医師確保険しく 来春産科医0の日製病院(朝日新聞)

日立総合病院 分娩予約一時中止

****** 朝日新聞、茨城、2009年1月30日

NICU維持が焦点に/日製病院産科問題

 3月いっぱいで東大病院派遣の産科医全員の引き揚げが決まっている日立市の日立製作所日立総合病院(日製病院)では、県北地域で唯一同病院にあるNICU(新生児集中治療管理室)の機能が維持できるかどうかが焦点になっている。NICUは産科との連携が基本だが、産科の大幅縮小でその必要性が問われることになりかねないからだ。地元産科医らは存続を強く求め、県に働きかけている。【大塚隆】

 産科と新生児科が協力して出産前後の母子を診る周産期医療では、ハイリスクの妊婦や新生児に24時間態勢で対応し、NICU設置が不可欠となる。県内では水戸済生会総合病院・県立こども病院など3施設が県の総合周産期母子医療センターに指定され、即応態勢がとられている。

 07年に県内最多の出産を取り扱った日製病院は、総合センターのない県北でそれに準じた役割を担ってきた。県は同病院を県北医療圏の地域周産期母子医療センター(中核)に指定している。

 東大病院から派遣されていた医師は4人全員が今年度末で引き揚げる予定になっている。病院側は産科医の確保に奔走しているが、産科の大幅な縮小は避けられず、現在は助産師を中心にした院内助産所開設の準備が進んでいる。

 同病院は基本的には「県北の地域医療を担う病院としてNICUを存続させたい」(岡裕爾院長)との考え。同市で唯一産科を開業する瀬尾医院の瀬尾文洋医師も「周産期医療に不可欠」と言い、昨年末に市と県の医師会を通じ、県に同病院のNICU存続を求める要望書を出した。

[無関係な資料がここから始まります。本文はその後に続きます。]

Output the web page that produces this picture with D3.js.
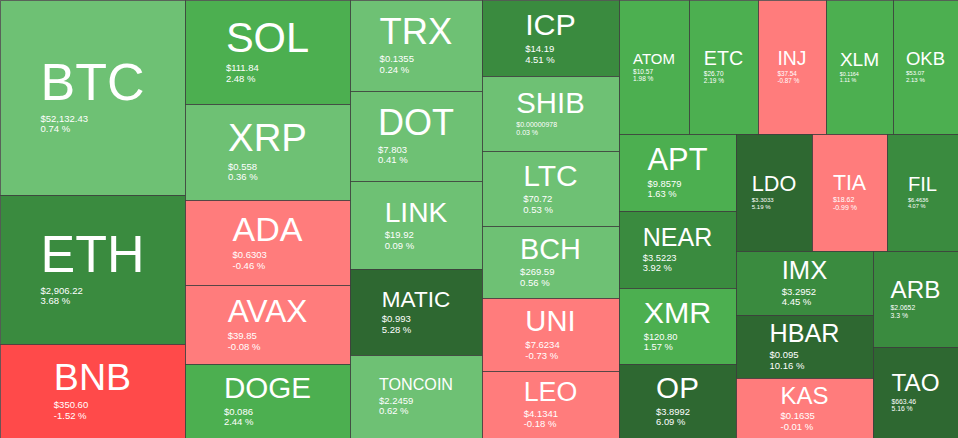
<!DOCTYPE html>
<html>
<head>
<meta charset="utf-8">
<script src="https://cdn.jsdelivr.net/npm/d3@7"></script>
<style>
  html, body { margin: 0; padding: 0; background: #fff; }
  svg { display: block; }
  text { font-family: "Liberation Sans", Arial, Helvetica, sans-serif; fill: #fff; }
</style>
</head>
<body>
<svg id="chart" width="958" height="438"></svg>
<script>
const symbols = ["BTC","ETH","BNB","SOL","XRP","ADA","AVAX","DOGE","TRX","DOT","LINK","MATIC","TONCOIN","ICP","SHIB","LTC","BCH","UNI","LEO","ATOM","ETC","INJ","XLM","OKB","APT","NEAR","XMR","OP","LDO","TIA","FIL","IMX","HBAR","KAS","ARB","TAO"];
const weights = [36075,27658,17335,17210,15840,14025,12986,12210,11985,11893,11550,11287,10971,10394,10339,10256,9968,10023,9158,9380,9246,9072,9058,8670,9044,8939,8927,8658,8892,8775,8307,8749,8571,8243,8163,7788];
const prices = ["$52,132.43","$2,906.22","$350.60","$111.84","$0.558","$0.6303","$39.85","$0.086","$0.1355","$7.803","$19.92","$0.993","$2.2459","$14.19","$0.00000978","$70.72","$269.59","$7.6234","$4.1341","$10.57","$26.70","$37.54","$0.1164","$53.07","$9.8579","$3.5223","$120.80","$3.8992","$3.3033","$18.62","$6.4636","$3.2952","$0.095","$0.1635","$2.0652","$663.46"];
const changes = [0.74,3.68,-1.52,2.48,0.36,-0.46,-0.08,2.44,0.24,0.41,0.09,5.28,0.62,4.51,0.03,0.53,0.56,-0.73,-0.18,1.98,2.19,-0.87,1.11,2.13,1.63,3.92,1.57,6.09,5.19,-0.99,4.07,4.45,10.16,-0.01,3.3,5.16];
// number of cells in each successive strip of the squarified layout
const rowSizes = [3,5,5,6,5,4,3,3,1,1];

const W = 958, H = 438;
const svg = d3.select("#chart");

const color = d3.scaleThreshold()
  .domain([-1, 0, 1, 3, 5])
  .range(["#ff4a4a", "#ff7c7c", "#6ec174", "#4caf50", "#3a8b3f", "#2e6831"]);

const data = {
  name: "root",
  children: symbols.map((s, i) => ({ name: s, value: weights[i], price: prices[i], change: changes[i] }))
};

// squarified strips with fixed strip membership, built from d3's dice / slice tilers
function stripTile(parent, x0, y0, x1, y1) {
  const nodes = parent.children;
  let value = parent.value, i = 0;
  for (const n of rowSizes) {
    const kids = nodes.slice(i, i + n); i += n;
    const sum = d3.sum(kids, d => d.value);
    const dx = x1 - x0, dy = y1 - y0;
    const row = { children: kids, value: sum };
    if (dx < dy) {
      const y = y0 + dy * sum / value;
      d3.treemapDice(row, x0, y0, x1, y);
      y0 = y;
    } else {
      const x = x0 + dx * sum / value;
      d3.treemapSlice(row, x0, y0, x, y1);
      x0 = x;
    }
    value -= sum;
  }
}

const root = d3.hierarchy(data).sum(d => d.value || 0);
d3.treemap().size([W, H]).tile(stripTile).round(true)(root);

const leaves = root.leaves();

// measuring helper
const meas = svg.append("text").attr("x", -1000).attr("y", -1000);
function textW(str, size) {
  meas.attr("font-size", size).text(str);
  return meas.node().getComputedTextLength();
}

const cell = svg.selectAll("g.cell").data(leaves).join("g").attr("class", "cell");

cell.append("rect")
  .attr("x", d => d.x0 + 0.5)
  .attr("y", d => d.y0 + 0.5)
  .attr("width", d => Math.max(0, d.x1 - d.x0))
  .attr("height", d => Math.max(0, d.y1 - d.y0))
  .attr("fill", d => color(d.data.change))
  .attr("stroke", "#3a3a3a")
  .attr("stroke-opacity", 0.75)
  .attr("stroke-width", 1);

cell.each(function(d) {
  const g = d3.select(this);
  const w = d.x1 - d.x0, h = d.y1 - d.y0;
  const cx = d.x0 + w / 2, cy = d.y0 + h / 2;
  const f = Math.min(w / (1.17 * d.data.name.length), 0.4 * h, 52);
  const t1 = textW(d.data.name, 100) / 100;
  const pctStr = d.data.change + " %";
  const s = Math.min(9.5, 0.56 * w / d.data.price.length);
  const gap = 0.22 * f + 1.05 * s;
  const step = 1.12 * s;
  const base = cy + (0.72 * f - gap - step) / 2;
  const left = cx - t1 * f / 2;

  g.append("text")
    .attr("x", cx).attr("y", base)
    .attr("text-anchor", "middle")
    .attr("font-size", f)
    .text(d.data.name);
  g.append("text")
    .attr("x", left).attr("y", base + gap)
    .attr("font-size", s)
    .text(d.data.price);
  g.append("text")
    .attr("x", left).attr("y", base + gap + step)
    .attr("font-size", s)
    .text(pctStr);
});

meas.remove();
</script>
</body>
</html>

 同病院の地域周産期母子医療センター指定について、山田保典・県医療対策課長は「病院側の意向を踏まえつつ、県全体の周産期医療をどうするかを考えたい」と話す。十分な産科医確保ができなかった場合、NICUの機能を別の病院に移し、県全体として集約することも視野に検討しているとみられる。

 NICUを運営する同病院新生児科は、筑波大から常勤医3人の派遣を受けている。筑波大も産科医確保の状況を見ながら、4月以降の医師派遣について検討する模様だ。

 県北地域の現状については「日製病院のNICUがなくなるとハイリスクを負う母子の搬送に時間がかかり、命にかかわる。水戸地域はすでに限界に近く、県北からの移送を受け入れるとパンクする可能性もある」(県央の医師)と存続を要望する声が強い。

 日製病院では現在、院内の助産師約25人を中心に正常分娩(ぶん・べん)に対応する院内助産所開設の準備を進めている。だが、4月以降の医師の態勢が明確にならないため、助産所開設時期や昨年8月から休止中の分娩受付をいつ再開するか決めていない。「新年度に助産所を開設するとしても最初は里帰り分娩への対応が中心になるのではないか」との見方も院内に出ており、部分的な再開になる可能性もある。